## begin Data block

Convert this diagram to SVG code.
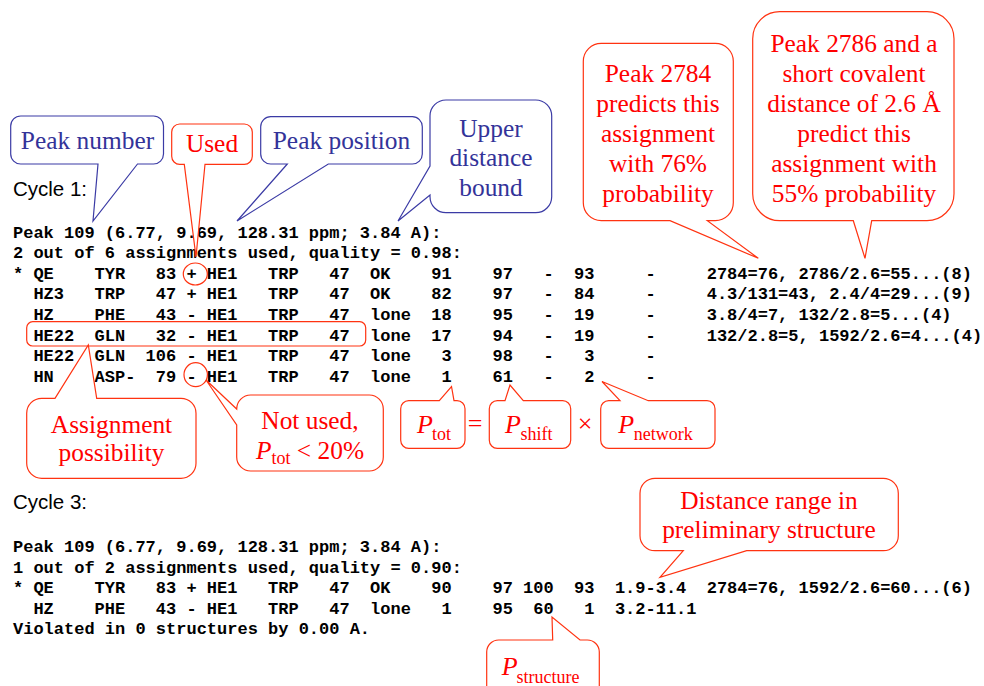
<svg xmlns="http://www.w3.org/2000/svg" width="984" height="686" viewBox="0 0 984 686">
<style>
.mono{font-family:"Liberation Mono","Courier New",monospace;font-weight:bold;font-size:17px;fill:#000}
.sans{font-family:"Liberation Sans",Arial,sans-serif;font-size:20.5px;fill:#000}
.tb{font-family:"Liberation Serif","Times New Roman",serif;font-size:25.4px;fill:#333399;text-anchor:middle}
.tr{font-family:"Liberation Serif","Times New Roman",serif;font-size:25.4px;fill:#ff0000;text-anchor:middle}
.tf{font-family:"Liberation Serif","Times New Roman",serif;font-size:26px;fill:#ff0000}
.pi{font-style:italic}
.sub{font-size:18px;font-style:normal}
.cb{fill:#fff;stroke:#3b3ba5;stroke-width:1.2}
.cr{fill:#fff;stroke:#ff3311;stroke-width:1.2}
.mk{fill:none;stroke:#ff3311;stroke-width:1.2}
</style>
<rect width="984" height="686" fill="#fff"/>

<g id="cycle1">
<text class="sans" x="13" y="196">Cycle 1:</text>
<text class="mono" xml:space="preserve" x="13" y="237.5">Peak 109 (6.77, 9.69, 128.31 ppm; 3.84 A):</text>
<text class="mono" xml:space="preserve" x="13" y="258.1">2 out of 6 assignments used, quality = 0.98:</text>
<text class="mono" xml:space="preserve" x="13" y="278.7">* QE    TYR   83 + HE1   TRP   47  OK    91    97   -  93     -     2784=76, 2786/2.6=55...(8)</text>
<text class="mono" xml:space="preserve" x="13" y="299.3">  HZ3   TRP   47 + HE1   TRP   47  OK    82    97   -  84     -     4.3/131=43, 2.4/4=29...(9)</text>
<text class="mono" xml:space="preserve" x="13" y="319.9">  HZ    PHE   43 - HE1   TRP   47  lone  18    95   -  19     -     3.8/4=7, 132/2.8=5...(4)</text>
<text class="mono" xml:space="preserve" x="13" y="340.5">  HE22  GLN   32 - HE1   TRP   47  lone  17    94   -  19     -     132/2.8=5, 1592/2.6=4...(4)</text>
<text class="mono" xml:space="preserve" x="13" y="361.1">  HE22  GLN  106 - HE1   TRP   47  lone   3    98   -   3     -</text>
<text class="mono" xml:space="preserve" x="13" y="381.7">  HN    ASP-  79 - HE1   TRP   47  lone   1    61   -   2     -</text>
</g>

<g id="cycle3">
<text class="sans" x="13" y="509">Cycle 3:</text>
<text class="mono" xml:space="preserve" x="13" y="552">Peak 109 (6.77, 9.69, 128.31 ppm; 3.84 A):</text>
<text class="mono" xml:space="preserve" x="13" y="572.6">1 out of 2 assignments used, quality = 0.90:</text>
<text class="mono" xml:space="preserve" x="13" y="593.2">* QE    TYR   83 + HE1   TRP   47  OK    90    97 100  93  1.9-3.4  2784=76, 1592/2.6=60...(6)</text>
<text class="mono" xml:space="preserve" x="13" y="613.8">  HZ    PHE   43 - HE1   TRP   47  lone   1    95  60   1  3.2-11.1</text>
<text class="mono" xml:space="preserve" x="13" y="634.4">Violated in 0 structures by 0.00 A.</text>
</g>

<g id="marks">
<rect class="mk" x="26.7" y="321.7" width="339" height="24.3" rx="6"/>
<ellipse class="mk" cx="195.3" cy="274" rx="12" ry="11"/>
<ellipse class="mk" cx="195.7" cy="374.7" rx="11.7" ry="12"/>
</g>

<g id="connectors"></g>

<g id="peak-number">
<path class="cb" d="M20.7,116 H153.5 A10,10 0 0 1 163.5,126 V154 A10,10 0 0 1 153.5,164 H137.5 L93,221 L98,164 H20.7 A10,10 0 0 1 10.7,154 V126 A10,10 0 0 1 20.7,116 Z"/>
<text class="tb" x="87.5" y="149">Peak number</text>
</g>

<g id="used">
<path class="cr" d="M179.7,124 H244.3 A8,8 0 0 1 252.3,132 V156.3 A8,8 0 0 1 244.3,164.3 H205 L196,257 L184.3,164.3 H179.7 A8,8 0 0 1 171.7,156.3 V132 A8,8 0 0 1 179.7,124 Z"/>
<text class="tr" x="212" y="152.3">Used</text>
</g>

<g id="peak-position">
<path class="cb" d="M270.7,116.7 H412.3 A10,10 0 0 1 422.3,126.7 V154 A10,10 0 0 1 412.3,164 H328.3 L237,221 L287.3,164 H270.7 A10,10 0 0 1 260.7,154 V126.7 A10,10 0 0 1 270.7,116.7 Z"/>
<text class="tb" x="341.5" y="148.5">Peak position</text>
</g>

<g id="upper-bound">
<path class="cb" d="M446,100 H535.7 A16,16 0 0 1 551.7,116 V196.7 A16,16 0 0 1 535.7,212.7 H446 A16,16 0 0 1 430,196.7 V195 L398,221 L430,166 V116 A16,16 0 0 1 446,100 Z"/>
<text class="tb" x="491" y="136.7">Upper</text>
<text class="tb" x="491" y="166.2">distance</text>
<text class="tb" x="491" y="195.7">bound</text>
</g>

<g id="peak-2784">
<path class="cr" d="M601.3,43.3 H715.3 A18,18 0 0 1 733.3,61.3 V202.7 A18,18 0 0 1 715.3,220.7 H707.3 L758.3,258.3 L670,220.7 H601.3 A18,18 0 0 1 583.3,202.7 V61.3 A18,18 0 0 1 601.3,43.3 Z"/>
<text class="tr" x="658" y="81.7">Peak 2784</text>
<text class="tr" x="658" y="111.7">predicts this</text>
<text class="tr" x="658" y="141.7">assignment</text>
<text class="tr" x="658" y="171.7">with 76%</text>
<text class="tr" x="658" y="201.7">probability</text>
</g>

<g id="peak-2786">
<path class="cr" d="M779.7,11.7 H927 A27,27 0 0 1 954,38.7 V193.7 A27,27 0 0 1 927,220.7 H871.7 L865,258.3 L853.3,220.7 H779.7 A27,27 0 0 1 752.7,193.7 V38.7 A27,27 0 0 1 779.7,11.7 Z"/>
<text class="tr" x="854" y="51.7">Peak 2786 and a</text>
<text class="tr" x="854" y="81.7">short covalent</text>
<text class="tr" x="854" y="111.7">distance of 2.6 Å</text>
<text class="tr" x="854" y="141.7">predict this</text>
<text class="tr" x="854" y="171.7">assignment with</text>
<text class="tr" x="854" y="201.7">55% probability</text>
</g>

<g id="assignment-possibility">
<path class="cr" d="M41.7,398.3 H55 L88.3,345 L96.7,398.3 H181 A15,15 0 0 1 196,413.3 V463.3 A15,15 0 0 1 181,478.3 H41.7 A15,15 0 0 1 26.7,463.3 V413.3 A15,15 0 0 1 41.7,398.3 Z"/>
<text class="tr" x="111.5" y="433.3">Assignment</text>
<text class="tr" x="111.5" y="460.7">possibility</text>
</g>

<g id="not-used">
<path class="cr" d="M250.7,395 H369.3 A14,14 0 0 1 383.3,409 V457 A14,14 0 0 1 369.3,471 H250.7 A14,14 0 0 1 236.7,457 V425 L206,380 L236.7,409 A14,14 0 0 1 250.7,395 Z"/>
<text class="tr" x="310" y="429.3">Not used,</text>
<text class="tr" x="310" y="459.3"><tspan class="pi">P</tspan><tspan class="sub" font-size="17px" dy="5">tot</tspan><tspan dy="-5"> &lt; 20%</tspan></text>
</g>

<g id="p-tot">
<path class="cr" d="M408.7,400.7 H439.3 L451.5,386.5 L454,400.7 H457 A8,8 0 0 1 465,408.7 V440.3 A8,8 0 0 1 457,448.3 H408.7 A8,8 0 0 1 400.7,440.3 V408.7 A8,8 0 0 1 408.7,400.7 Z"/>
<text class="tf" x="417" y="433.3"><tspan class="pi">P</tspan><tspan class="sub" dx="-1" dy="6.7">tot</tspan></text>
</g>

<g id="equals">
<text class="tf" x="475" y="431.5" text-anchor="middle">=</text>
</g>

<g id="p-shift">
<path class="cr" d="M497.3,400.7 H505 L510,385 L523.3,400.7 H562.7 A8,8 0 0 1 570.7,408.7 V440.3 A8,8 0 0 1 562.7,448.3 H497.3 A8,8 0 0 1 489.3,440.3 V408.7 A8,8 0 0 1 497.3,400.7 Z"/>
<text class="tf" x="505" y="433.3"><tspan class="pi">P</tspan><tspan class="sub" dx="-0.5" dy="6.7">shift</tspan></text>
</g>

<g id="times">
<text class="tf" x="585" y="431.5" text-anchor="middle">×</text>
</g>

<g id="p-network">
<path class="cr" d="M608.7,400.7 H620 L602,381.5 L648.3,400.7 H707 A8,8 0 0 1 715,408.7 V440.3 A8,8 0 0 1 707,448.3 H608.7 A8,8 0 0 1 600.7,440.3 V408.7 A8,8 0 0 1 608.7,400.7 Z"/>
<text class="tf" x="618.3" y="433.3"><tspan class="pi">P</tspan><tspan class="sub" dx="-0.5" dy="6.7">network</tspan></text>
</g>

<g id="distance-range">
<path class="cr" d="M655,478.3 H883.3 A15,15 0 0 1 898.3,493.3 V535.7 A15,15 0 0 1 883.3,550.7 H746.7 L660,577.3 L683.3,550.7 H655 A15,15 0 0 1 640,535.7 V493.3 A15,15 0 0 1 655,478.3 Z"/>
<text class="tr" x="769" y="509.3">Distance range in</text>
<text class="tr" x="769" y="538.3">preliminary structure</text>
</g>

<g id="p-structure">
<path class="cr" d="M498.7,640 H552.7 L552,617 L580,640 H587.3 A12,12 0 0 1 599.3,652 V700 H486.7 V652 A12,12 0 0 1 498.7,640 Z"/>
<text class="tf" x="501.7" y="675" font-size="27px"><tspan class="pi">P</tspan><tspan class="sub" dx="-1" dy="8" font-size="18.7px">structure</tspan></text>
</g>
</svg>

## end Data block

**Job:** Some lines of the data may hold the word "this". Say how many do, with nothing else.

**Answer to the problem:** 3